= Required task =
Go through the listing and set it down exactly, leaving out its pictures.

= Data provided =
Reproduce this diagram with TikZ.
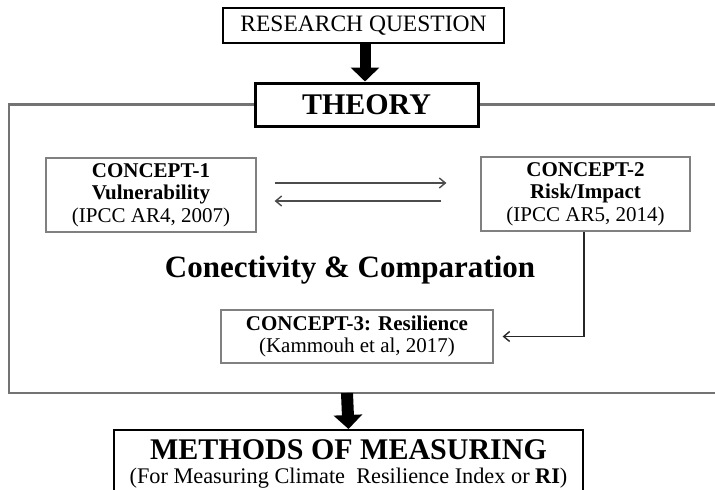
\documentclass[tikz,border=0pt]{standalone}
\usepackage{fontspec}
\setmainfont{Liberation Serif}
\usetikzlibrary{arrows.meta,calc}

\newcommand{\fs}[2]{\fontsize{#1}{#2}\selectfont}

\tikzset{
  thickbox/.style={draw=black, line width=#1, fill=white, inner sep=0pt},
  conceptbox/.style={draw=black!50, line width=1.2pt, fill=white, align=center,
    inner sep=0pt, font=\fs{21}{22.5}},
  frameline/.style={draw=black!55, line width=2.2pt},
  linkarrow/.style={draw=black!70, line width=1.4pt,
    -{Straight Barb[length=6pt,width=10pt,line width=1.4pt]}},
  blockarrow/.style={line width=#1, -{Triangle[width=28pt,length=14pt]}, draw=black},
}

\begin{document}
\begin{tikzpicture}[x=1pt,y=-1pt]
  \useasboundingbox (0,0) rectangle (715,490);
  \clip (0,0) rectangle (715,490);
  \fill[white] (0,0) rectangle (715,490);

  % theory frame
  \node[thickbox=3pt, minimum width=223pt, minimum height=43pt,
        font=\fs{30}{32}\bfseries] (theory) at (366.5,104.5) {THEORY};
  \draw[frameline] (theory.west) -- (9,104.5) -- (9,393) -- (725,393);
  \draw[frameline] (theory.east) -- (725,104.5);
  \coordinate (framebottom) at (347,393);

  % research question
  \node[thickbox=2pt, minimum width=281pt, minimum height=35pt,
        font=\fs{23.5}{25}] (rq) at (363.5,25.5) {RESEARCH QUESTION};
  \draw[blockarrow=11pt] ([xshift=1.5pt]rq.south) -- ([xshift=-1.5pt]theory.north);

  % concepts
  \node[conceptbox, minimum width=210pt, minimum height=74pt] (c1) at (151,195)
    {\textbf{CONCEPT-1}\\\textbf{Vulnerability}\\(IPCC AR4, 2007)};
  \node[conceptbox, minimum width=209pt, minimum height=74pt] (c2) at (585.5,194)
    {\textbf{CONCEPT-2}\\\textbf{Risk/Impact}\\(IPCC AR5, 2014)};
  \node[conceptbox, minimum width=272pt, minimum height=53pt] (c3) at (357,336.5)
    {\textbf{CONCEPT-3: Resilience}\\(Kammouh et al, 2017)};

  \draw[linkarrow] ([xshift=18pt,yshift=12pt]c1.east) -- ([xshift=-34pt,yshift=11pt]c2.west);
  \draw[linkarrow] ([xshift=-39pt,yshift=-7pt]c2.west) -- ([xshift=18pt,yshift=-6pt]c1.east);
  \draw[linkarrow, draw=black!85] ([xshift=-1.5pt]c2.south) |- ([xshift=9pt]c3.east);

  \node[font=\fs{31}{33}\bfseries] (conn) at (350,270) {Conectivity \& Comparation};

  % methods
  \node[draw=black, line width=1.5pt, fill=white, minimum width=469pt,
        minimum height=90pt, anchor=north, inner sep=0pt] (methods) at (348.5,429) {};
  \node[font=\fs{30}{32}\bfseries] (mtitle) at (348.5,450) {METHODS OF MEASURING};
  \node[font=\fs{22.3}{24}] (msub) at (348.5,478)
    {(For Measuring Climate~ Resilience Index or \textbf{RI})};
  \draw[blockarrow=12pt] (framebottom) -- (methods.north);
\end{tikzpicture}
\end{document}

= The completed task =
Reproduce this diagram with TikZ.
\documentclass[tikz,border=0pt]{standalone}
\usepackage{fontspec}
\setmainfont{Liberation Serif}
\usetikzlibrary{arrows.meta,calc}

\newcommand{\fs}[2]{\fontsize{#1}{#2}\selectfont}

\tikzset{
  thickbox/.style={draw=black, line width=#1, fill=white, inner sep=0pt},
  conceptbox/.style={draw=black!50, line width=1.2pt, fill=white, align=center,
    inner sep=0pt, font=\fs{21}{22.5}},
  frameline/.style={draw=black!55, line width=2.2pt},
  linkarrow/.style={draw=black!70, line width=1.4pt,
    -{Straight Barb[length=6pt,width=10pt,line width=1.4pt]}},
  blockarrow/.style={line width=#1, -{Triangle[width=28pt,length=14pt]}, draw=black},
}

\begin{document}
\begin{tikzpicture}[x=1pt,y=-1pt]
  \useasboundingbox (0,0) rectangle (715,490);
  \clip (0,0) rectangle (715,490);
  \fill[white] (0,0) rectangle (715,490);

  % theory frame
  \node[thickbox=3pt, minimum width=223pt, minimum height=43pt,
        font=\fs{30}{32}\bfseries] (theory) at (366.5,104.5) {THEORY};
  \draw[frameline] (theory.west) -- (9,104.5) -- (9,393) -- (725,393);
  \draw[frameline] (theory.east) -- (725,104.5);
  \coordinate (framebottom) at (347,393);

  % research question
  \node[thickbox=2pt, minimum width=281pt, minimum height=35pt,
        font=\fs{23.5}{25}] (rq) at (363.5,25.5) {RESEARCH QUESTION};
  \draw[blockarrow=11pt] ([xshift=1.5pt]rq.south) -- ([xshift=-1.5pt]theory.north);

  % concepts
  \node[conceptbox, minimum width=210pt, minimum height=74pt] (c1) at (151,195)
    {\textbf{CONCEPT-1}\\\textbf{Vulnerability}\\(IPCC AR4, 2007)};
  \node[conceptbox, minimum width=209pt, minimum height=74pt] (c2) at (585.5,194)
    {\textbf{CONCEPT-2}\\\textbf{Risk/Impact}\\(IPCC AR5, 2014)};
  \node[conceptbox, minimum width=272pt, minimum height=53pt] (c3) at (357,336.5)
    {\textbf{CONCEPT-3: Resilience}\\(Kammouh et al, 2017)};

  \draw[linkarrow] ([xshift=18pt,yshift=12pt]c1.east) -- ([xshift=-34pt,yshift=11pt]c2.west);
  \draw[linkarrow] ([xshift=-39pt,yshift=-7pt]c2.west) -- ([xshift=18pt,yshift=-6pt]c1.east);
  \draw[linkarrow, draw=black!85] ([xshift=-1.5pt]c2.south) |- ([xshift=9pt]c3.east);

  \node[font=\fs{31}{33}\bfseries] (conn) at (350,270) {Conectivity \& Comparation};

  % methods
  \node[draw=black, line width=1.5pt, fill=white, minimum width=469pt,
        minimum height=90pt, anchor=north, inner sep=0pt] (methods) at (348.5,429) {};
  \node[font=\fs{30}{32}\bfseries] (mtitle) at (348.5,450) {METHODS OF MEASURING};
  \node[font=\fs{22.3}{24}] (msub) at (348.5,478)
    {(For Measuring Climate~ Resilience Index or \textbf{RI})};
  \draw[blockarrow=12pt] (framebottom) -- (methods.north);
\end{tikzpicture}
\end{document}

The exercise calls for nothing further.